======== MATERIAL PROVIDED

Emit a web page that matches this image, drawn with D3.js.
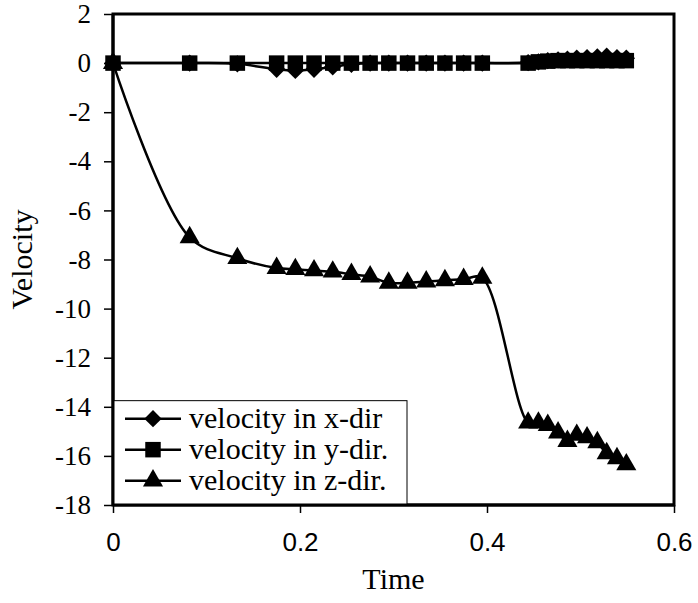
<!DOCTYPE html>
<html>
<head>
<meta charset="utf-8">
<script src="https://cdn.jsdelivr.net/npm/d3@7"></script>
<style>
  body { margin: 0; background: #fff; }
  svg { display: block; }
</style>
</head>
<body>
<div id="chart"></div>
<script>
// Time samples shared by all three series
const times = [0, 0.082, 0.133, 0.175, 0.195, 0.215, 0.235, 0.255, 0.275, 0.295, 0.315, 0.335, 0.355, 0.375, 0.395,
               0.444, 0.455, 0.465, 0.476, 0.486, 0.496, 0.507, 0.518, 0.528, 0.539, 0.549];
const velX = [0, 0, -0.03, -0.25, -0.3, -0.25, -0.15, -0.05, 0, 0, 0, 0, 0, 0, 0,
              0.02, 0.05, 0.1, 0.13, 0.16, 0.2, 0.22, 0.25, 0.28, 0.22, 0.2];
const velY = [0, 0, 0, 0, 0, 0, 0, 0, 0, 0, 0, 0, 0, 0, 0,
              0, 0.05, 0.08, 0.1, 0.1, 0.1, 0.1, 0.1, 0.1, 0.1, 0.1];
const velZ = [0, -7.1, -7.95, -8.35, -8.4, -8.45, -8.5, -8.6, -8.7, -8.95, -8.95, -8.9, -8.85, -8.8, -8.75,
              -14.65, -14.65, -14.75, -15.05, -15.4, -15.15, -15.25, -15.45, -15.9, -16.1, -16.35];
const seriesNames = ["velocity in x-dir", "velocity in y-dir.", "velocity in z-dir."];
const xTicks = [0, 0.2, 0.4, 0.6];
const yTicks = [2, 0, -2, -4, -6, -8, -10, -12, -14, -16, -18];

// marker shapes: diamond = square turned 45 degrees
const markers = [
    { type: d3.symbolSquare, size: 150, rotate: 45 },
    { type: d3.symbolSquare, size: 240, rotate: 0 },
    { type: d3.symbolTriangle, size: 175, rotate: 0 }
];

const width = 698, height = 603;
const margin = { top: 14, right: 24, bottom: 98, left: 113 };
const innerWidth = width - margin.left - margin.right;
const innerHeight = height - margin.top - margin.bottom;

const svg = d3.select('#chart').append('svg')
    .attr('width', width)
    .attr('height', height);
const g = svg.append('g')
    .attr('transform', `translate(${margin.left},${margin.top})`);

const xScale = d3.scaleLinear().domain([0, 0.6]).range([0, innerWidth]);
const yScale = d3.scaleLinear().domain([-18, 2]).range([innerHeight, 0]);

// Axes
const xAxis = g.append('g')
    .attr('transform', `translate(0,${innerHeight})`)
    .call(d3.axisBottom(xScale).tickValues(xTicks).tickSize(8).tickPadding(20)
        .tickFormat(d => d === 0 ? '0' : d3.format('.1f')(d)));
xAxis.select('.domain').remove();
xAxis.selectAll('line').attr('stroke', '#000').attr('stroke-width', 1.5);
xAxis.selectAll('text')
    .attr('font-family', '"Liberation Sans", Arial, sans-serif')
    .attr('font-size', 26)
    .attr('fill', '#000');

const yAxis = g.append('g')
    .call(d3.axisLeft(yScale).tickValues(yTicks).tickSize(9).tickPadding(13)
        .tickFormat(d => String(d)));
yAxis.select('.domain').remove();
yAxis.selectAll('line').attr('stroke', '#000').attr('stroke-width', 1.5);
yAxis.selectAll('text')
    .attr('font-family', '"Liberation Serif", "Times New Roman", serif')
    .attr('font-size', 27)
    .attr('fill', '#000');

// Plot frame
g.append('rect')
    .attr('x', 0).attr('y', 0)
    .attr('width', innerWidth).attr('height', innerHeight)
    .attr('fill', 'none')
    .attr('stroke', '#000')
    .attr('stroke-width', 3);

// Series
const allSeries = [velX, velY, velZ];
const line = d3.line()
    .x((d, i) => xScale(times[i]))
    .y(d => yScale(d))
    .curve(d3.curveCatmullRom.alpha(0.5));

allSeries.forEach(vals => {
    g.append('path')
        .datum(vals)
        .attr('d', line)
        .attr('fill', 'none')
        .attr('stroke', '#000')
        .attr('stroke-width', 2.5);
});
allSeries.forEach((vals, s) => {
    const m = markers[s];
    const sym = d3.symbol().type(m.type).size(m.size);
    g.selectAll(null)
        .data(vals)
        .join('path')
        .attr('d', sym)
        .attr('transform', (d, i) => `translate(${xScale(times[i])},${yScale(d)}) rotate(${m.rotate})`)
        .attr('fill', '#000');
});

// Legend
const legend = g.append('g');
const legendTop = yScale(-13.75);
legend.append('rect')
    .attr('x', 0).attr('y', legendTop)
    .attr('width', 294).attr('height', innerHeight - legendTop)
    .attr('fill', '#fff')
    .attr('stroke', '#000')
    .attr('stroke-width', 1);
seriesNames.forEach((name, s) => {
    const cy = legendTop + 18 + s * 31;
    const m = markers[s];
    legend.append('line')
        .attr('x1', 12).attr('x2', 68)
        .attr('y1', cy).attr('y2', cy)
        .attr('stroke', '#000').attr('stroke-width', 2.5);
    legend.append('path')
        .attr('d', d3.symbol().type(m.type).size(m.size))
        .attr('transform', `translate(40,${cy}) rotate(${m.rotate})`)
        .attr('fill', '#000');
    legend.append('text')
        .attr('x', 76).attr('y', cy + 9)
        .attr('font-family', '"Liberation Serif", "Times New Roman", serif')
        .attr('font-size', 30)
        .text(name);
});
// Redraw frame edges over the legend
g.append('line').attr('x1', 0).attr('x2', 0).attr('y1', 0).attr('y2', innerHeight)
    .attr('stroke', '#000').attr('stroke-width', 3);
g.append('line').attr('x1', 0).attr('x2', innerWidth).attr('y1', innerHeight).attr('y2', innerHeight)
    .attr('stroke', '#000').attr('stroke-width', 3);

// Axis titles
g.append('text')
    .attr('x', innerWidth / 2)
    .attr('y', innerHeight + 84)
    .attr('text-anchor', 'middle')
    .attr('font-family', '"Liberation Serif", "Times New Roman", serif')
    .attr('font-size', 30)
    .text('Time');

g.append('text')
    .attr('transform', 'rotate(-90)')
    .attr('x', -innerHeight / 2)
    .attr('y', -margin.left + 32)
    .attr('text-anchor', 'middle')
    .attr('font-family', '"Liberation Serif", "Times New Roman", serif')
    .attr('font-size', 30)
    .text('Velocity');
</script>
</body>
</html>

================

■ PROBLEM TO SOLVE
The material above must be printed exactly, with its pictures left out.

■ RESULT BELOW
Emit a web page that matches this image, drawn with D3.js.
<!DOCTYPE html>
<html>
<head>
<meta charset="utf-8">
<script src="https://cdn.jsdelivr.net/npm/d3@7"></script>
<style>
  body { margin: 0; background: #fff; }
  svg { display: block; }
</style>
</head>
<body>
<div id="chart"></div>
<script>
// Time samples shared by all three series
const times = [0, 0.082, 0.133, 0.175, 0.195, 0.215, 0.235, 0.255, 0.275, 0.295, 0.315, 0.335, 0.355, 0.375, 0.395,
               0.444, 0.455, 0.465, 0.476, 0.486, 0.496, 0.507, 0.518, 0.528, 0.539, 0.549];
const velX = [0, 0, -0.03, -0.25, -0.3, -0.25, -0.15, -0.05, 0, 0, 0, 0, 0, 0, 0,
              0.02, 0.05, 0.1, 0.13, 0.16, 0.2, 0.22, 0.25, 0.28, 0.22, 0.2];
const velY = [0, 0, 0, 0, 0, 0, 0, 0, 0, 0, 0, 0, 0, 0, 0,
              0, 0.05, 0.08, 0.1, 0.1, 0.1, 0.1, 0.1, 0.1, 0.1, 0.1];
const velZ = [0, -7.1, -7.95, -8.35, -8.4, -8.45, -8.5, -8.6, -8.7, -8.95, -8.95, -8.9, -8.85, -8.8, -8.75,
              -14.65, -14.65, -14.75, -15.05, -15.4, -15.15, -15.25, -15.45, -15.9, -16.1, -16.35];
const seriesNames = ["velocity in x-dir", "velocity in y-dir.", "velocity in z-dir."];
const xTicks = [0, 0.2, 0.4, 0.6];
const yTicks = [2, 0, -2, -4, -6, -8, -10, -12, -14, -16, -18];

// marker shapes: diamond = square turned 45 degrees
const markers = [
    { type: d3.symbolSquare, size: 150, rotate: 45 },
    { type: d3.symbolSquare, size: 240, rotate: 0 },
    { type: d3.symbolTriangle, size: 175, rotate: 0 }
];

const width = 698, height = 603;
const margin = { top: 14, right: 24, bottom: 98, left: 113 };
const innerWidth = width - margin.left - margin.right;
const innerHeight = height - margin.top - margin.bottom;

const svg = d3.select('#chart').append('svg')
    .attr('width', width)
    .attr('height', height);
const g = svg.append('g')
    .attr('transform', `translate(${margin.left},${margin.top})`);

const xScale = d3.scaleLinear().domain([0, 0.6]).range([0, innerWidth]);
const yScale = d3.scaleLinear().domain([-18, 2]).range([innerHeight, 0]);

// Axes
const xAxis = g.append('g')
    .attr('transform', `translate(0,${innerHeight})`)
    .call(d3.axisBottom(xScale).tickValues(xTicks).tickSize(8).tickPadding(20)
        .tickFormat(d => d === 0 ? '0' : d3.format('.1f')(d)));
xAxis.select('.domain').remove();
xAxis.selectAll('line').attr('stroke', '#000').attr('stroke-width', 1.5);
xAxis.selectAll('text')
    .attr('font-family', '"Liberation Sans", Arial, sans-serif')
    .attr('font-size', 26)
    .attr('fill', '#000');

const yAxis = g.append('g')
    .call(d3.axisLeft(yScale).tickValues(yTicks).tickSize(9).tickPadding(13)
        .tickFormat(d => String(d)));
yAxis.select('.domain').remove();
yAxis.selectAll('line').attr('stroke', '#000').attr('stroke-width', 1.5);
yAxis.selectAll('text')
    .attr('font-family', '"Liberation Serif", "Times New Roman", serif')
    .attr('font-size', 27)
    .attr('fill', '#000');

// Plot frame
g.append('rect')
    .attr('x', 0).attr('y', 0)
    .attr('width', innerWidth).attr('height', innerHeight)
    .attr('fill', 'none')
    .attr('stroke', '#000')
    .attr('stroke-width', 3);

// Series
const allSeries = [velX, velY, velZ];
const line = d3.line()
    .x((d, i) => xScale(times[i]))
    .y(d => yScale(d))
    .curve(d3.curveCatmullRom.alpha(0.5));

allSeries.forEach(vals => {
    g.append('path')
        .datum(vals)
        .attr('d', line)
        .attr('fill', 'none')
        .attr('stroke', '#000')
        .attr('stroke-width', 2.5);
});
allSeries.forEach((vals, s) => {
    const m = markers[s];
    const sym = d3.symbol().type(m.type).size(m.size);
    g.selectAll(null)
        .data(vals)
        .join('path')
        .attr('d', sym)
        .attr('transform', (d, i) => `translate(${xScale(times[i])},${yScale(d)}) rotate(${m.rotate})`)
        .attr('fill', '#000');
});

// Legend
const legend = g.append('g');
const legendTop = yScale(-13.75);
legend.append('rect')
    .attr('x', 0).attr('y', legendTop)
    .attr('width', 294).attr('height', innerHeight - legendTop)
    .attr('fill', '#fff')
    .attr('stroke', '#000')
    .attr('stroke-width', 1);
seriesNames.forEach((name, s) => {
    const cy = legendTop + 18 + s * 31;
    const m = markers[s];
    legend.append('line')
        .attr('x1', 12).attr('x2', 68)
        .attr('y1', cy).attr('y2', cy)
        .attr('stroke', '#000').attr('stroke-width', 2.5);
    legend.append('path')
        .attr('d', d3.symbol().type(m.type).size(m.size))
        .attr('transform', `translate(40,${cy}) rotate(${m.rotate})`)
        .attr('fill', '#000');
    legend.append('text')
        .attr('x', 76).attr('y', cy + 9)
        .attr('font-family', '"Liberation Serif", "Times New Roman", serif')
        .attr('font-size', 30)
        .text(name);
});
// Redraw frame edges over the legend
g.append('line').attr('x1', 0).attr('x2', 0).attr('y1', 0).attr('y2', innerHeight)
    .attr('stroke', '#000').attr('stroke-width', 3);
g.append('line').attr('x1', 0).attr('x2', innerWidth).attr('y1', innerHeight).attr('y2', innerHeight)
    .attr('stroke', '#000').attr('stroke-width', 3);

// Axis titles
g.append('text')
    .attr('x', innerWidth / 2)
    .attr('y', innerHeight + 84)
    .attr('text-anchor', 'middle')
    .attr('font-family', '"Liberation Serif", "Times New Roman", serif')
    .attr('font-size', 30)
    .text('Time');

g.append('text')
    .attr('transform', 'rotate(-90)')
    .attr('x', -innerHeight / 2)
    .attr('y', -margin.left + 32)
    .attr('text-anchor', 'middle')
    .attr('font-family', '"Liberation Serif", "Times New Roman", serif')
    .attr('font-size', 30)
    .text('Velocity');
</script>
</body>
</html>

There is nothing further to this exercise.